Is it cute?

Post date: Sep 24, 2017 12:59:56 PM

Beginning of the year in an elementary school is a beautiful thing. Teachers come back from vacation (possibly a summer job). Students come back with new haircuts, new clothes, new heights, new maturity, and hopefully new beginnings. New students arrive at our school for the first time for transfers and to the idea of school for the first time as kindergartners. These fresh-faced children have a lot to get used to as they adjust from the freedom of home life to the constraints of school. Some are excited and some are crying in despair.

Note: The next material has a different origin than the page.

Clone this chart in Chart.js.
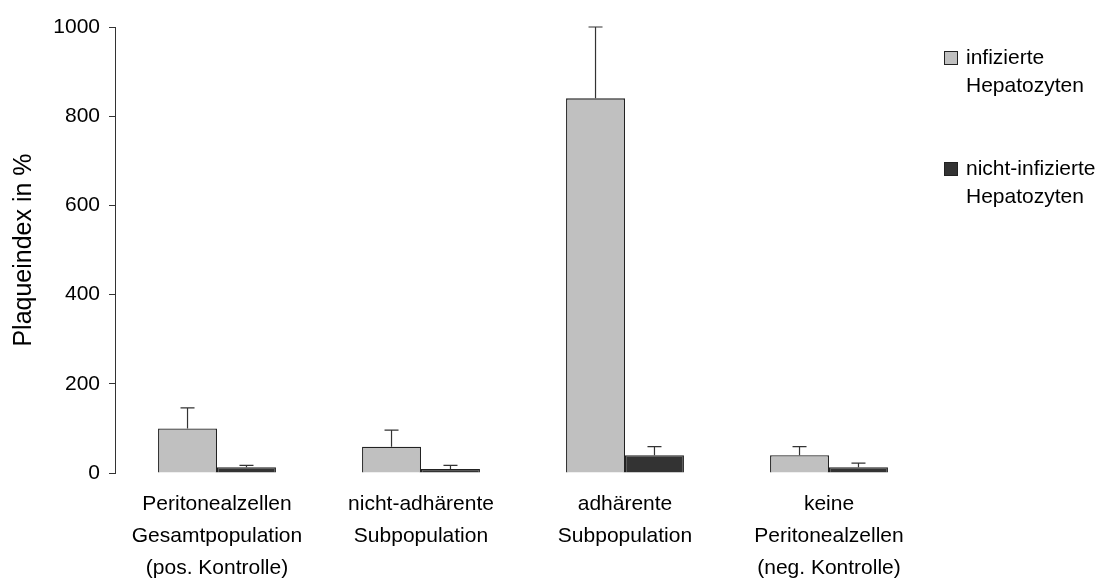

As I walk the hallways supporting colleagues and giving hugs and high-fives to students during the second week of school I pass our cluster of kindergarten classrooms. There they are: 26 five-year-old children sitting at their group tables with...wait for it...cardboard dividers providing a private space for each individual to take their first "Show What You Know" (aka test/assessment/data collection). I stand there looking at the site before me not with bewilderment as I have come to expect this reality of paper and pencil tests even at the youngest grades. Then it comes. One staff member walks by with a big smile on her face, leans over the window to see what I see, and says, "Isn't it so cute?!".

"Cute?" I say, now bewildered. "What's cute about a five-year-old taking a paper and pencil test?"

"It's only four questions. It's so cute. They are so cute!" she says in complete joy.

"I have to disagree with you on that." I walked away to peer into another grade level.

Assessment has and will always be an important part of the educational environment. Well, any entity that expects to produce results needs to know both where they started and where they are now. This is how we are ultimately held accountable to our stakeholders. The age of accountability and testing is not new nor is the argument that the kind of assessments normally given do not translate into practical knowledge and skills...being able to do something with what you know. Particularly true for the latter argument would be the developmentally inappropriate nature of such a test.

So what is your answer to the question...is it cute?